### Problem requirements:
Skip the pictures, please, and write out exactly the lines from the opening of the data through the line containing "plt.rcParams['font.weight'] = 'bold'".

### Data to use:
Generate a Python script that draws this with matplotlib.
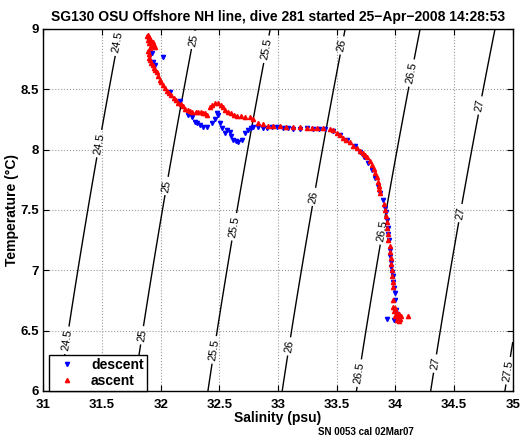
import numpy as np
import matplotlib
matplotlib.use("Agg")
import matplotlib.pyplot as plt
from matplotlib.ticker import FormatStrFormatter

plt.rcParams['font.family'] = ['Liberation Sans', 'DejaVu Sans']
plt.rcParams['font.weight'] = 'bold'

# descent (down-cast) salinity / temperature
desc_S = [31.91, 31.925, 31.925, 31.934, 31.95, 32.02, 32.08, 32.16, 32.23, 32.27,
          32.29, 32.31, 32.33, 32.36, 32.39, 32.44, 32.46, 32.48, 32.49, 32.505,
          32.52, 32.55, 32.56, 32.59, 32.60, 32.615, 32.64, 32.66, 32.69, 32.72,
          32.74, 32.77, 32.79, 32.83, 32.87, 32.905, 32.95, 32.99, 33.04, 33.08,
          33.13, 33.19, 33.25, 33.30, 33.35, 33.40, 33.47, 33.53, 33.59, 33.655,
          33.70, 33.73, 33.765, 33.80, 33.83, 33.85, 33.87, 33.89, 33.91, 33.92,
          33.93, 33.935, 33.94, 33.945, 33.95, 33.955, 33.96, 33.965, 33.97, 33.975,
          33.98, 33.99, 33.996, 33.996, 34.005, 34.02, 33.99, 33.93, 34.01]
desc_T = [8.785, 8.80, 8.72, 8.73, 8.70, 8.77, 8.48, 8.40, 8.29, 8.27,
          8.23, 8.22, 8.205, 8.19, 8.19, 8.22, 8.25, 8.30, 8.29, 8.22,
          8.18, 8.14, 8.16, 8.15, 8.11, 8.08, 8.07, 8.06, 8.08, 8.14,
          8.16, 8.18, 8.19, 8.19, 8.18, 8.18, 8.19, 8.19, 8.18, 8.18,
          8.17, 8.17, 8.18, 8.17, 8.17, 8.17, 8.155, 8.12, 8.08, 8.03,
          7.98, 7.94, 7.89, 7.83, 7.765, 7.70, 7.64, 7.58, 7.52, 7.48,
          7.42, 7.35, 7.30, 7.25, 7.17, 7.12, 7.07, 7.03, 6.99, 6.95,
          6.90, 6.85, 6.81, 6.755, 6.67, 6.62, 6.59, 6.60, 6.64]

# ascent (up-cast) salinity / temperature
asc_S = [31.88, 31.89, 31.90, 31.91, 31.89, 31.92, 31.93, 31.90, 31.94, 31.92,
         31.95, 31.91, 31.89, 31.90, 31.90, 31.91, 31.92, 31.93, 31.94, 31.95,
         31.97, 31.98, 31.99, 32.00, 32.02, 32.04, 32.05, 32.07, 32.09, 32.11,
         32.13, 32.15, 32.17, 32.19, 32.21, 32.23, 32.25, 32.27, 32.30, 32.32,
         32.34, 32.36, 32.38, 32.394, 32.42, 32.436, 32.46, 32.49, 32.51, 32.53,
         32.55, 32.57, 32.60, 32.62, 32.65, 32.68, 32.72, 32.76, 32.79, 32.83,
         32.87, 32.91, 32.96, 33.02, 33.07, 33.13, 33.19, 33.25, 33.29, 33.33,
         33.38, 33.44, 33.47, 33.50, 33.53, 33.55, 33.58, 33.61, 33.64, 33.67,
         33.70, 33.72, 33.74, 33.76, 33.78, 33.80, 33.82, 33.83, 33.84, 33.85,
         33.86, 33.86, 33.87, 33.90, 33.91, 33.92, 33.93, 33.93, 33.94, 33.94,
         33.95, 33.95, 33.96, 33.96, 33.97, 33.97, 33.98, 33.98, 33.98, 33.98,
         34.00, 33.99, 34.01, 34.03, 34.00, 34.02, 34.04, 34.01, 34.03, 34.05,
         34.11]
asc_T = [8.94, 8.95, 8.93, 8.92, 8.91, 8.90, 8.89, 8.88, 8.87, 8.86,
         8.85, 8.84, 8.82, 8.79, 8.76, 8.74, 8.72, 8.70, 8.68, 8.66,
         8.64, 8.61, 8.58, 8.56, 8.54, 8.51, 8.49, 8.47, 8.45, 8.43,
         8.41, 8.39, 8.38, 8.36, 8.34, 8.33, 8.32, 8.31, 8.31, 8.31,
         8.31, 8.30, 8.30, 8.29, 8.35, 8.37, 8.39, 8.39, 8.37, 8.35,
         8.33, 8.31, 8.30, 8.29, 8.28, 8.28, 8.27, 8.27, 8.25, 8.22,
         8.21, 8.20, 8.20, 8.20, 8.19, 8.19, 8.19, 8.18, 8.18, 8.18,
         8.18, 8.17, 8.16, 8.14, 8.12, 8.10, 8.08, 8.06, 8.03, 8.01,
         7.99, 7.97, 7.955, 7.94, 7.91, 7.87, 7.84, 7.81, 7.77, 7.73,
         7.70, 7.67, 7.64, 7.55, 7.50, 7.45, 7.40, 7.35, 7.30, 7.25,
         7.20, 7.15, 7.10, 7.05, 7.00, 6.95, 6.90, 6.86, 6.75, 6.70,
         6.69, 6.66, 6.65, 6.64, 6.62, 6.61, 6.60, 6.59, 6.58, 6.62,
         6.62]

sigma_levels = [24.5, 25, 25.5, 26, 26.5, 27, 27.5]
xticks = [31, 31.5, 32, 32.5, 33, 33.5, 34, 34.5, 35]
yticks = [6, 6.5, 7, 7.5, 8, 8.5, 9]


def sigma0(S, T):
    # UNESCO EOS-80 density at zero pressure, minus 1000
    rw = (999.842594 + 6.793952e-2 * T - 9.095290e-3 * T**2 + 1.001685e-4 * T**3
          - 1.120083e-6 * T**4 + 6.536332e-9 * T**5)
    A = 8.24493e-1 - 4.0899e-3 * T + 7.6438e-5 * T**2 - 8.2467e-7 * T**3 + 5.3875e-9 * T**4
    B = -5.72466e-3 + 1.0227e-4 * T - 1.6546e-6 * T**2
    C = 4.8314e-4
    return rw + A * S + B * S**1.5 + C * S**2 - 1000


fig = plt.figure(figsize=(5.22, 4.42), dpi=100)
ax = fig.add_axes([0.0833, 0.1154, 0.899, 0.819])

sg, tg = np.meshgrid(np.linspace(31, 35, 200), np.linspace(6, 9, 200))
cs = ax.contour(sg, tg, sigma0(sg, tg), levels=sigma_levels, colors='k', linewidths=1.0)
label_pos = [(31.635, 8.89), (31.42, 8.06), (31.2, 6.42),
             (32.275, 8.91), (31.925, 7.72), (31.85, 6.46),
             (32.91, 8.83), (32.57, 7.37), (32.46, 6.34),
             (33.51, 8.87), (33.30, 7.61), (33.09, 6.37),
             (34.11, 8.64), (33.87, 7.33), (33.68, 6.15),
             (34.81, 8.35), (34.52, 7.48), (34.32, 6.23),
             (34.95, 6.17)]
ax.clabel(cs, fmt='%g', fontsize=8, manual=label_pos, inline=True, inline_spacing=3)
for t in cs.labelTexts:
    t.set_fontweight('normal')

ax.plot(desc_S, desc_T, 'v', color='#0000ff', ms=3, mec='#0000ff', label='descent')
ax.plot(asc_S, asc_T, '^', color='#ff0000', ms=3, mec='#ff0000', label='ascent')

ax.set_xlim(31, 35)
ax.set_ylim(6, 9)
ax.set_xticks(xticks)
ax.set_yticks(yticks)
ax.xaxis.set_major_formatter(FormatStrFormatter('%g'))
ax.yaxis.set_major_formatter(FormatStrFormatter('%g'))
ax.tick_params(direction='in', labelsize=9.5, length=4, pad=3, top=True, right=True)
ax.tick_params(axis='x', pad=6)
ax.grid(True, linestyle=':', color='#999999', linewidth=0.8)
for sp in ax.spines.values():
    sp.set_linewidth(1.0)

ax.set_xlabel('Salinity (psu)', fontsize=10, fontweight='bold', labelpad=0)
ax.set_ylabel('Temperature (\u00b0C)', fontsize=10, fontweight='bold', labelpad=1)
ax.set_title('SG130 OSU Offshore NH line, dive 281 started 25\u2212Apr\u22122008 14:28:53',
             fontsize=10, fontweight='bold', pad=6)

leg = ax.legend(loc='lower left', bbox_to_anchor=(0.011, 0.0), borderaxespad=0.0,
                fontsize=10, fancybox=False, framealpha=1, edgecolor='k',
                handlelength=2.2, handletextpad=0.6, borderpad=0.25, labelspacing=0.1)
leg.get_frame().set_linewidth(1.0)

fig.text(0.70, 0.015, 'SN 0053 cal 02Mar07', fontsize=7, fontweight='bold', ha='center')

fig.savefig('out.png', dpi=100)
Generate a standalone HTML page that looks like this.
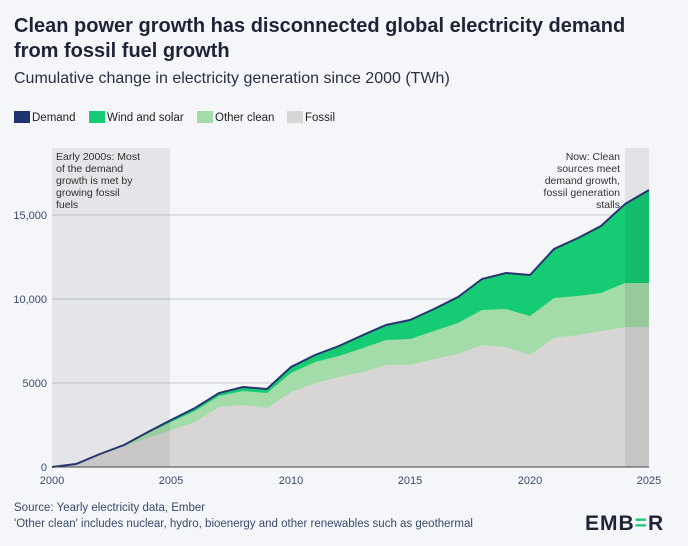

### Answer to the task:
Generate a Python script that draws this with matplotlib.
import numpy as np
import matplotlib
matplotlib.use("Agg")
import matplotlib.pyplot as plt
from matplotlib.ticker import FormatStrFormatter

plt.rcParams['font.family'] = ['Liberation Sans', 'DejaVu Sans']
plt.rcParams['font.weight'] = 'bold'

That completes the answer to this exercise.